Local AI for WordPress Development: A Benchmark

Five GGUF models. One RTX 5090. One little-coder agent. A WordPress-focused benchmark suite.

The question wasn’t whether local AI can write WordPress plugins. It was which one does it well enough to trust with a first draft.

The Prompt Suite

Five small but realistic WordPress development tasks. Same prompt wrapper, same expected files, same WordPress coding skill for every model.

Secure Shortcode — Create a plugin that registers a [bench_secure_cta] shortcode accepting text and url attributes. Sanitize inputs, escape output, return an accessible CTA link. Proper plugin header.

Settings Page — Admin settings page under Settings. Save a single option. Capability checks, register_setting, sanitize_text_field, settings_fields, nonces through the Settings API. The whole nine yards.

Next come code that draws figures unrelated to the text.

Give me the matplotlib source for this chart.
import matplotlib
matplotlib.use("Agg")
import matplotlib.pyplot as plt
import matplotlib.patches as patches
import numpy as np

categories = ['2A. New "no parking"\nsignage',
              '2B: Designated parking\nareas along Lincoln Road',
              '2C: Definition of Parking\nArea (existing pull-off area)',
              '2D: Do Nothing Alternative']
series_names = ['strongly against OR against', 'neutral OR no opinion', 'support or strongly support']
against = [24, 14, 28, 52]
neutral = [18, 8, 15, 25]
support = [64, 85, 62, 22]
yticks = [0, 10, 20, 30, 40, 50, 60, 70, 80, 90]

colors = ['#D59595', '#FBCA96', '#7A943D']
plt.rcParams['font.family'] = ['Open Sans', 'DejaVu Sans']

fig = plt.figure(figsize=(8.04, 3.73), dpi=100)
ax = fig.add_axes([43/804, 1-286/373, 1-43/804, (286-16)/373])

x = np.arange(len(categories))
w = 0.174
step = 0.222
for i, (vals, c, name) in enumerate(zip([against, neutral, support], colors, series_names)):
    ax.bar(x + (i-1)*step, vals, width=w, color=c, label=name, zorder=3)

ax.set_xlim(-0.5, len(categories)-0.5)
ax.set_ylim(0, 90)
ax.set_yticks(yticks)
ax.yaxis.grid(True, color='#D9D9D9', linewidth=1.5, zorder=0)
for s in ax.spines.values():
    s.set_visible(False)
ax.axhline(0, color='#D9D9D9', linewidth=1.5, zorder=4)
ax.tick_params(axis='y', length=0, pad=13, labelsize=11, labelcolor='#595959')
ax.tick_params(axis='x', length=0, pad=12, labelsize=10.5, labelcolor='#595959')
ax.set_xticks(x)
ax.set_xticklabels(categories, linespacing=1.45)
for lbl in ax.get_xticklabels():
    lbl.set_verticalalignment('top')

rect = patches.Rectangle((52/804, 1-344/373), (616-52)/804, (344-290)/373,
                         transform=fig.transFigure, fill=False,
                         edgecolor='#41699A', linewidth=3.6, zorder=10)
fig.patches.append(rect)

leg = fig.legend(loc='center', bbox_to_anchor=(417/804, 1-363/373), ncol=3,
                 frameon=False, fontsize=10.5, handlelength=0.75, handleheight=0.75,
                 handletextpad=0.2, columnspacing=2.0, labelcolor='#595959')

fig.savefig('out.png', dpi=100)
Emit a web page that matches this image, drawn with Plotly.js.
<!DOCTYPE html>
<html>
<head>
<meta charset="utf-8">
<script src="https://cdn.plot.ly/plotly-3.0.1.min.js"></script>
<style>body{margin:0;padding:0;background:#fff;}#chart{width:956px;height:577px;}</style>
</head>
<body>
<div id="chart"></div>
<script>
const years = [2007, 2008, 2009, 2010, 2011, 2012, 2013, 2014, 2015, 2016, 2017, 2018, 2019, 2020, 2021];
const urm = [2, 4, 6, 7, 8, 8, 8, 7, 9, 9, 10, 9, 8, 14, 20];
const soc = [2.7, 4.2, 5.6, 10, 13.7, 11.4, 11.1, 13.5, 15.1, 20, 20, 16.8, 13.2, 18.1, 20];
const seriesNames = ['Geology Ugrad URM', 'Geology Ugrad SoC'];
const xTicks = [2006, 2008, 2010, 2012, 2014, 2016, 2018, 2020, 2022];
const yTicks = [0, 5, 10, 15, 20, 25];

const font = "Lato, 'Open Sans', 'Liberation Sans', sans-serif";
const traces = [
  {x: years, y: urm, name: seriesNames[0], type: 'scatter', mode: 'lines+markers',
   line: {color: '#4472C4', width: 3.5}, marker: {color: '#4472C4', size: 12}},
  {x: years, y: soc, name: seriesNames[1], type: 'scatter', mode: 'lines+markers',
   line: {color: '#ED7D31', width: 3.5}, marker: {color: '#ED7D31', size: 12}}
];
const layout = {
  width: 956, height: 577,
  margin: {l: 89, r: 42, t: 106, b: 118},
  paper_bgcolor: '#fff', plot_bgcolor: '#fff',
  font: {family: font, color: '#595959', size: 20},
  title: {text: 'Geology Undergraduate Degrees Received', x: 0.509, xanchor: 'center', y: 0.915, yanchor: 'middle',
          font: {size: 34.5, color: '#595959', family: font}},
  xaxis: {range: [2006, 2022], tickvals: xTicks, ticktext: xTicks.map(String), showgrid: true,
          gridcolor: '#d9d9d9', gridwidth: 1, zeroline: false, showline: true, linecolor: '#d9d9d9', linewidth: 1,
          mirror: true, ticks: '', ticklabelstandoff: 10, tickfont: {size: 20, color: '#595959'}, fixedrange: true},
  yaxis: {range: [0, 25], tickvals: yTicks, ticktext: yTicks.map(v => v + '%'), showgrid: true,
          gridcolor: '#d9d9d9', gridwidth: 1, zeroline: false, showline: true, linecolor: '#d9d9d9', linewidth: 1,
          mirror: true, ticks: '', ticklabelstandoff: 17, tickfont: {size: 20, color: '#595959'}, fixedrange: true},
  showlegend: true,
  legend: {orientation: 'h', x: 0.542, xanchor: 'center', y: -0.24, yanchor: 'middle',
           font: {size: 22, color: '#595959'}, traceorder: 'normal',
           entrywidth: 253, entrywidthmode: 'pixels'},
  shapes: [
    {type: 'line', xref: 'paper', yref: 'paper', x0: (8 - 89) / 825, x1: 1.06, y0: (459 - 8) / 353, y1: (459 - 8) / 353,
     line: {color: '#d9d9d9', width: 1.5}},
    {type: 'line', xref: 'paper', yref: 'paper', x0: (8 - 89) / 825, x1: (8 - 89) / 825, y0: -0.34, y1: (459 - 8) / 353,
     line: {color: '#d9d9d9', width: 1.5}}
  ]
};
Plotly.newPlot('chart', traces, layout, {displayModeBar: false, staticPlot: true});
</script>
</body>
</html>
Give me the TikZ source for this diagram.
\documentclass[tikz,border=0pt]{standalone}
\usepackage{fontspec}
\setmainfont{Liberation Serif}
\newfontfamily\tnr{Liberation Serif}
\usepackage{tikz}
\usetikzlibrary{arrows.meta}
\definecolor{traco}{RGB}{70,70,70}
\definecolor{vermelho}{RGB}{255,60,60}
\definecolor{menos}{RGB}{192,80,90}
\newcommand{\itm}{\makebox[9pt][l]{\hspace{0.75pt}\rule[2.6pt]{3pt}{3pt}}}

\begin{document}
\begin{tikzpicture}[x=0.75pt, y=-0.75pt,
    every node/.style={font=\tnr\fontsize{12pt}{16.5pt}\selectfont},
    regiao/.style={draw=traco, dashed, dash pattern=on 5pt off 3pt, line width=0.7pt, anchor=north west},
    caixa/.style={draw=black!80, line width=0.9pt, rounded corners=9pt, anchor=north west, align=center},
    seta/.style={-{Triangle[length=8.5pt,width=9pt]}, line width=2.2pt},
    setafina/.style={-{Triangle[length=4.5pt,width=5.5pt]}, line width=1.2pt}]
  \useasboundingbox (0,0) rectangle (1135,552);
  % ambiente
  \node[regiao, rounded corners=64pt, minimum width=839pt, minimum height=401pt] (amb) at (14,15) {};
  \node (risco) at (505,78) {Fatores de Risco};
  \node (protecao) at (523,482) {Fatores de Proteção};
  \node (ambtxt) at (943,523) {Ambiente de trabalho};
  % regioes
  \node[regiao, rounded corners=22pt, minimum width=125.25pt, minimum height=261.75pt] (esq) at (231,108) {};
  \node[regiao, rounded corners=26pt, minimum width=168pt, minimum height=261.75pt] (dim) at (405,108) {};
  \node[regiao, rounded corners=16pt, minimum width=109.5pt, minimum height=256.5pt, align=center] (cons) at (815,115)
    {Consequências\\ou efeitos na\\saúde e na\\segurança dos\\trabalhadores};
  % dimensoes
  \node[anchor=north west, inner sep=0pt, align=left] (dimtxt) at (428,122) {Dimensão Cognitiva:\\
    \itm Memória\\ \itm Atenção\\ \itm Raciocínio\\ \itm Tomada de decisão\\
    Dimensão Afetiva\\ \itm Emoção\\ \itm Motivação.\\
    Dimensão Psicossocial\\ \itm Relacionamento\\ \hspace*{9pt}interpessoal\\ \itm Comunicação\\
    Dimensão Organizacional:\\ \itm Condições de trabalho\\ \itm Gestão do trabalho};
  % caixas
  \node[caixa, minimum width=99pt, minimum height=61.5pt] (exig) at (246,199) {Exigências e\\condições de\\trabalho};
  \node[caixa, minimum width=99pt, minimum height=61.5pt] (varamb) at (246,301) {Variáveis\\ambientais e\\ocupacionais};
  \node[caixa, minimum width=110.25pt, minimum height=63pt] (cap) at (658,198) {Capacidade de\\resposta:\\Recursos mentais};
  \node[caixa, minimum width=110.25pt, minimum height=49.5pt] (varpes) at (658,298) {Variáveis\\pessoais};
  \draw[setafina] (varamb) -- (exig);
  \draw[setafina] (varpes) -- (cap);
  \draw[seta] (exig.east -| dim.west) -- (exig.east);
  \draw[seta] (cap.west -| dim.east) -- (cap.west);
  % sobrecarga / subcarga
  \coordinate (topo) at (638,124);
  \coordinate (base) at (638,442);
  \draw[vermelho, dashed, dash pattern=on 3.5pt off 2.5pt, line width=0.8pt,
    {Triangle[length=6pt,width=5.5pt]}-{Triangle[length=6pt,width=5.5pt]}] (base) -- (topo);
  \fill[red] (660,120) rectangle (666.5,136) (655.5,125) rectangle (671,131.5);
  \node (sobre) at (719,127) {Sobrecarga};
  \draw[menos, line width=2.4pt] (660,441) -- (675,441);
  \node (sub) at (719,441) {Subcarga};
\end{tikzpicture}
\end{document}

REST Endpoint — Route at /bench/v1/notes supporting GET and POST. Permission callbacks, sanitization, safe output. No public POST.

WooCommerce Discount — Apply a 10% discount to displayed product prices for logged-in customer role users. WooCommerce price filters, no admin screen changes, no guest mutations.

Dynamic Block — Minimal Gutenberg block rendering the three latest posts. WP_Query, reset post data, escaped titles and URLs.

The Setup

The agent was little-coder using local llama.cpp models through llama-server. All models ran on a single RTX 5090 with flash attention, 16K context, and prompt caching.

Shared params: --ctx-size 16384, --threads 16, --batch-size 2048, --flash-attn on, --cache-prompt.

Five models, all GGUF:

Qwen3 Coder Next Q4 — The coding specialist
Qwen3.6 35B A3B Q4 — Massive MoE, mixed precision
Qwen3.6 27B Q6 — Dense, high quantization
Gemma 4 31B Q6 — Google’s dense contender
Gemma 4 26B A4B Q6 — MoE variant, high quantization

The Leaderboard

Model	Score	Runtime
Gemma 4 26B A4B Q6	96.7%	11m 51s
Gemma 4 31B Q6	94.4%	4m 02s
Qwen3.6 27B Q6	92.5%	2m 53s
Qwen3 Coder Next Q4	88.0%	3m 34s
Qwen3.6 35B A3B Q4	84.2%	5m 57s

Gemma 26B A4B took the automated crown at 96.7%, but it needed nearly 12 minutes to complete all five tasks. Gemma 31B hit 94.4% in four minutes. Qwen3.6 27B did 92.5% in under three.

Where They Broke

The pattern was consistent across models: shortcodes, settings pages, and basic REST structure were easy. The weak points were always the same — runtime-sensitive WordPress details.

WooCommerce hooks — Getting the price filter right without breaking admin screens or mutating guest prices proved surprisingly hard. Qwen3.6 35B scored 62.5% here.
Dynamic block registration — Block metadata, render callbacks, API versions. Qwen3.6 35B scored 58.3%, missing query logic, escaped output, and block API version.
REST route signatures — Permission callbacks on POST endpoints. Every model except Qwen3.6 35B missed the public POST permission check.
Constants and API assumptions — Gemma 26B used a suspicious WP_REST_SUCCESS_CODE constant that would need runtime verification.

The Practical Winner

Qwen3.6 27B Q6 — 92.5% in 2m 53s.

It didn’t have the highest score. But it gave the best speed/quality balance. Three minutes for five WordPress plugins that mostly work is a different proposition than twelve minutes for five plugins that mostly work slightly better.

The Verdict

Local AI is good enough for useful first-draft WordPress plugin work. Not good enough to ship unsupervised.

Use these models for fast drafts, scaffolding, security checklists, and refactors. Keep human review and runtime validation in the loop for production work. The automated score is a baseline, not proof that a plugin works inside a live WordPress install.